City Fruit–a network of Seattle community service volunteers and experienced fruit-harvesters–was founded by Gail Savina, who, as a girl, picked apples in the town that called itself “The Apple Capital of the World” (Didn’t it, Wenatchee?). She’s the author of Gather It: How to Organize an Urban Fruit Harvest.
Savina’s vision? “To manage this incredible resource holistically, focusing on education, stewardship, food policy, and sustainability, in addition to the harvesting and distribution of the fruit.”
It’s working: As of August 22, City Fruit’s 2018 Great Seattle Fruit Harvest had gathered in 12,989 lbs of fruit, in 225 harvests. That’s three kinds of plums, two kinds of pears, grapes, and figs.
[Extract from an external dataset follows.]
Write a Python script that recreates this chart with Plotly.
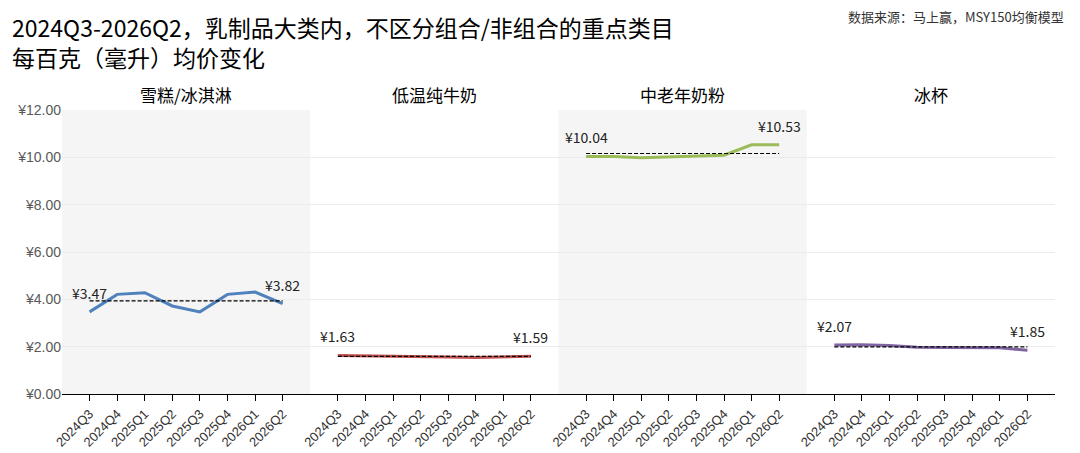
"""乳制品重点类目 每百克（毫升）均价变化 — 4 面板折线图."""
import plotly.graph_objects as go
from plotly.subplots import make_subplots

QUARTERS = ["2024Q3", "2024Q4", "2025Q1", "2025Q2",
            "2025Q3", "2025Q4", "2026Q1", "2026Q2"]

PANELS = ["雪糕/冰淇淋", "低温纯牛奶", "中老年奶粉", "冰杯"]

# 每百克（毫升）均价
ICE_CREAM = [3.47, 4.21, 4.28, 3.72, 3.47, 4.21, 4.31, 3.82]
LOW_TEMP_MILK = [1.63, 1.62, 1.61, 1.59, 1.56, 1.54, 1.56, 1.59]
ELDER_POWDER = [10.04, 10.04, 9.98, 10.02, 10.07, 10.09, 10.53, 10.53]
ICE_CUP = [2.07, 2.08, 2.05, 1.98, 1.97, 1.97, 1.95, 1.85]

SERIES = [ICE_CREAM, LOW_TEMP_MILK, ELDER_POWDER, ICE_CUP]
COLORS = ["#4F81BD", "#C0504D", "#9BBB59", "#8064A2"]
SHADED = [True, False, True, False]

TITLE = "2024Q3-2026Q2，乳制品大类内，不区分组合/非组合的重点类目<br>每百克（毫升）均价变化"
SOURCE = "数据来源：马上赢，MSY150均衡模型"

CJK = "Noto Sans CJK SC"

# 画布像素布局（页面 body 自带 8px 边距，图比窗口小 8px）
OFF = 8
W, H = 1072, 445
M_L, M_R, M_T, M_B = 54, 25, 102, 59
PW, PH = W - M_L - M_R, H - M_T - M_B


def px_x(page_x):
    """页面像素 x -> paper 坐标."""
    return (page_x - OFF - M_L) / PW


def px_y(page_y):
    """页面像素 y -> paper 坐标."""
    return (OFF + H - M_B - page_y) / PH


fig = make_subplots(rows=1, cols=4, shared_yaxes=True, horizontal_spacing=0)

for i, (name, vals, color) in enumerate(zip(PANELS, SERIES, COLORS), start=1):
    sfx = "" if i == 1 else str(i)
    avg = sum(vals) / len(vals)

    if SHADED[i - 1]:
        fig.add_shape(
            type="rect", xref=f"x{sfx} domain", yref=f"y{sfx} domain",
            x0=0, x1=1, y0=0, y1=1,
            fillcolor="#F5F5F5", line=dict(width=0), layer="below",
        )

    fig.add_trace(go.Scatter(
        x=QUARTERS, y=vals, mode="lines", name=name,
        line=dict(color=color, width=3),
        hovertemplate="%{x}<br>¥%{y:.2f}<extra></extra>",
    ), row=1, col=i)

    # 均值虚线
    fig.add_trace(go.Scatter(
        x=[QUARTERS[0], QUARTERS[-1]], y=[avg, avg], mode="lines",
        line=dict(color="black", width=1.2, dash="4px,2px"),
        hoverinfo="skip",
    ), row=1, col=i)

    # 首尾数值标签
    for q, v in ((QUARTERS[0], vals[0]), (QUARTERS[-1], vals[-1])):
        fig.add_annotation(
            x=q, y=v, xref=f"x{sfx}", yref=f"y{sfx}",
            text=f"¥{v:.2f}", showarrow=False, yshift=19,
            font=dict(family=CJK, size=14, color="#222222"),
        )

    # 面板标题
    fig.add_annotation(
        x=0.5, y=1, xref=f"x{sfx} domain", yref="paper",
        text=name, showarrow=False, yanchor="bottom", yshift=1,
        font=dict(family=CJK, size=17, color="black"),
    )

    fig.update_xaxes(
        row=1, col=i,
        type="category", range=[-1, 8], automargin=False,
        showline=True, linecolor="black", linewidth=1.2,
        ticks="outside", ticklen=6, tickcolor="black", tickwidth=1,
        tickangle=-45, showgrid=False,
        tickfont=dict(family="Liberation Sans", size=13, color="#333333"),
    )

fig.update_yaxes(
    range=[0, 12], dtick=2, tickprefix="¥", tickformat=".2f",
    showgrid=True, gridcolor="#EBEBEB", gridwidth=1, zeroline=False,
    automargin=False,
    tickfont=dict(family="Liberation Sans", size=14, color="#595959"),
)

# 标题（两行）
fig.add_annotation(
    x=px_x(10), y=px_y(42), xref="paper", yref="paper",
    text=TITLE, showarrow=False, xanchor="left", yanchor="middle",
    align="left",
    font=dict(family=CJK, size=23, color="black"),
)

# 来源
fig.add_annotation(
    x=px_x(1066), y=px_y(16), xref="paper", yref="paper",
    text=SOURCE, showarrow=False, xanchor="right", yanchor="middle",
    font=dict(family=CJK, size=13, color="#333333"),
)

fig.update_layout(
    width=W, height=H,
    margin=dict(l=M_L, r=M_R, t=M_T, b=M_B, autoexpand=False),
    paper_bgcolor="white", plot_bgcolor="white",
    showlegend=False,
)

fig.write_html("out.html")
Not to mention the apples.
This is the tenth year for this plucky nonprofit, whose volunteers hustle to answer the need for urban gleaners. This year, a call went out for even more volunteers to harvest all this abundance, and get it to the city’s food banks.
Fresh fruit contributes a much-needed healthy balance to food banks, where non-perishables, often not the most healthful foods, tend to dominate the offerings. Publicity about the harvest is also a call to educate the city’s changing population.
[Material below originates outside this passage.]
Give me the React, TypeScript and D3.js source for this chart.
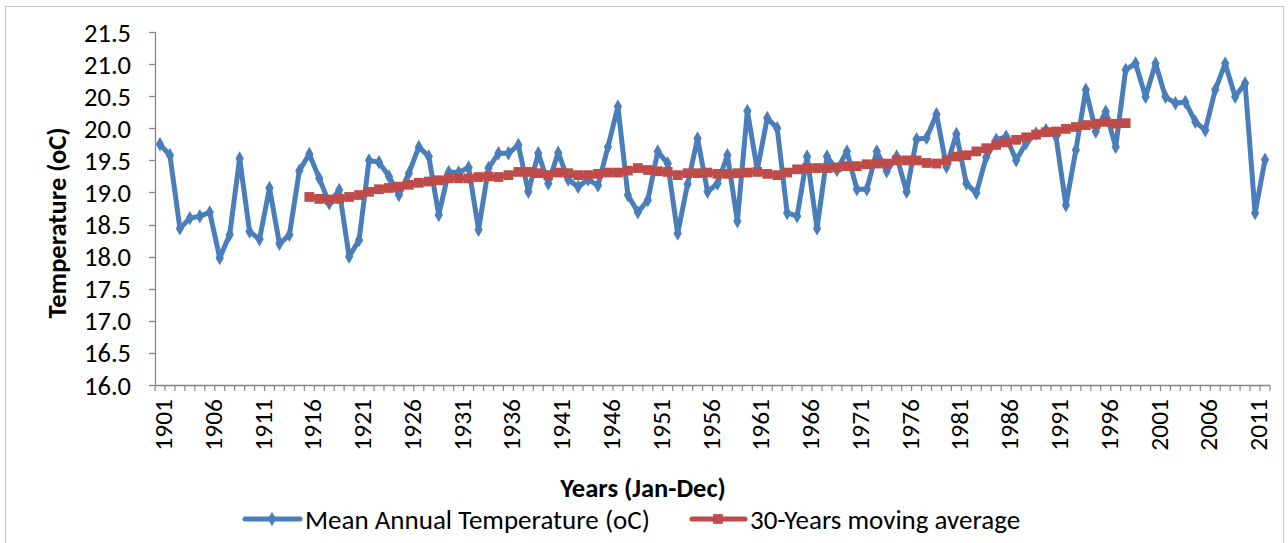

Seattle residents rarely have the skills of, say, City Fruit orchard manager Barb Burrill. She grew up on an apple, pear and cherry orchard outside Selah, Yakima County, where she learned how to pick and can fruit, and make pies.
To celebrate City Fruit’s 10th anniversary, Seattle Cider Company is taking the apples not quite up to the standards of local food banks, and turning them into “City Fruit Cider.” Half of the proceeds from sales of the cider will go directly to City Fruit to support their annual harvest. Cheers all around!